2013
Cairn
Mathieu Brugidou, « L'institutionnalisation de la norme sociale entre stigmatisation et dénonciation », Langage et société, ID : 10670/1.z3mvpz
Cet article se propose, à partir de l’étude d’une question ouverte issue d’une enquête sur les économies d’énergie, de mettre en évidence les différences entre des énoncés de stigmatisation – qui traduisent la présence d’une norme et la justifient par la sanction d’une transgression – et des énoncés de dénonciation, critiquant notamment les dispositifs de politiques publiques mettant en œuvre cette norme.
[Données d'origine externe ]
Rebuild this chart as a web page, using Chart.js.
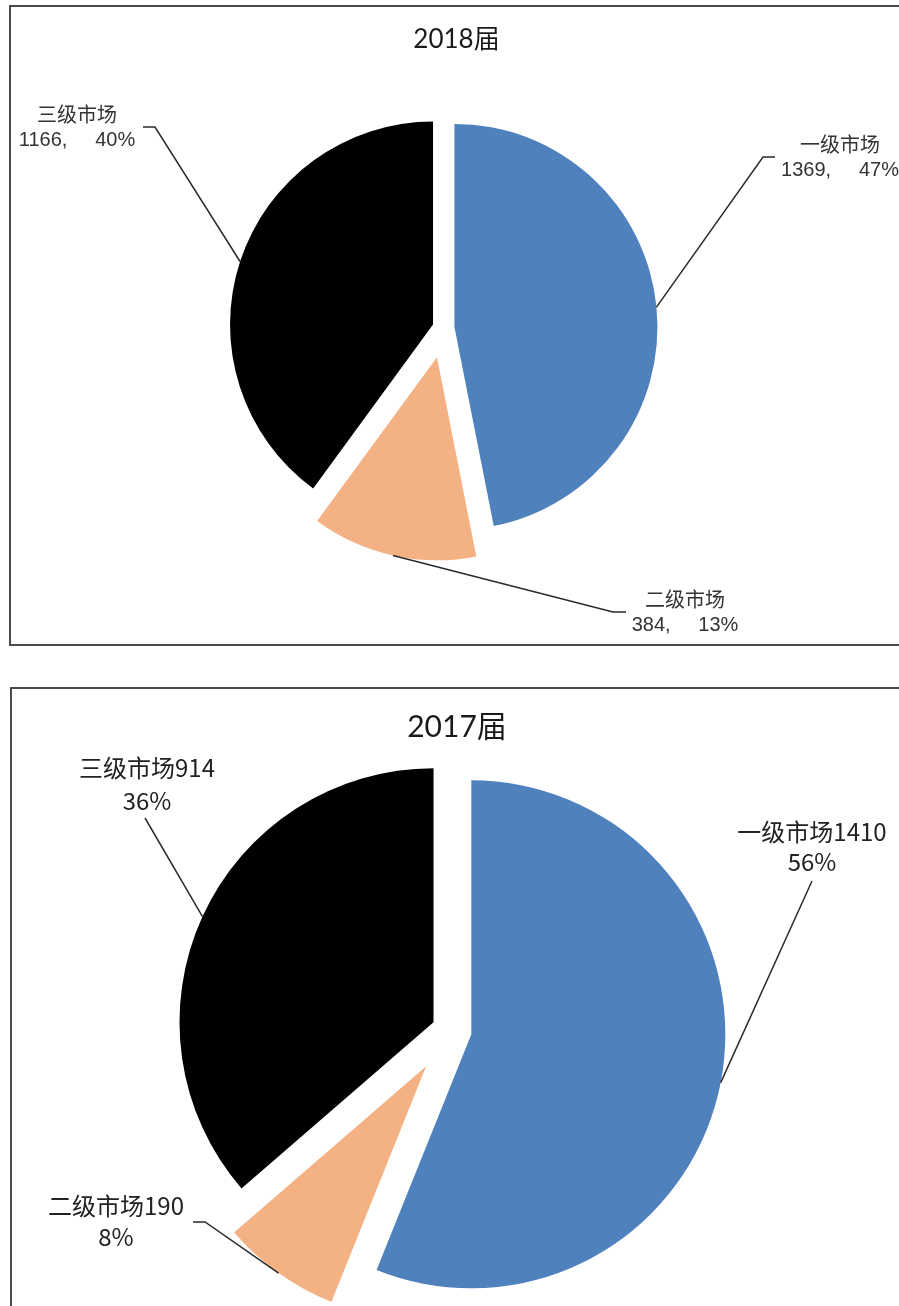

L’étude décrit d’abord une méthode d’enquête et d’analyse pour identifier des énoncés de stigmatisation à propos d’une norme en cours d’institutionnalisation. Elle propose notamment de combiner une approche grammaticale des énoncés de stigmatisation et une analyse sémantique des topoï repérés grâce au vocabulaire des émotions. À partir de la distinction proposée par L. Kaufmann entre sémantique du On et sémantique du Nous (Kaufmann, 2010), l’analyse s’attache à caractériser le type de collectif suscité par ces énoncés. Ils apparaissent, dans le cas de la stigmatisation, comme la réactualisation d’une communauté héritée – faite d’habitudes et de traditions – et dans le cas de la dénonciation comme la projection d’un collectif formé sur l’accord des volontés individuelles, constituant de ce fait une proposition politique. L’étude montre toutefois que ces deux types d’énoncés, bien distingués d’un point analytique, peuvent donner lieu à des formes hybrides ou « proto-politiques », utiles pour comprendre les mécanismes de politisation.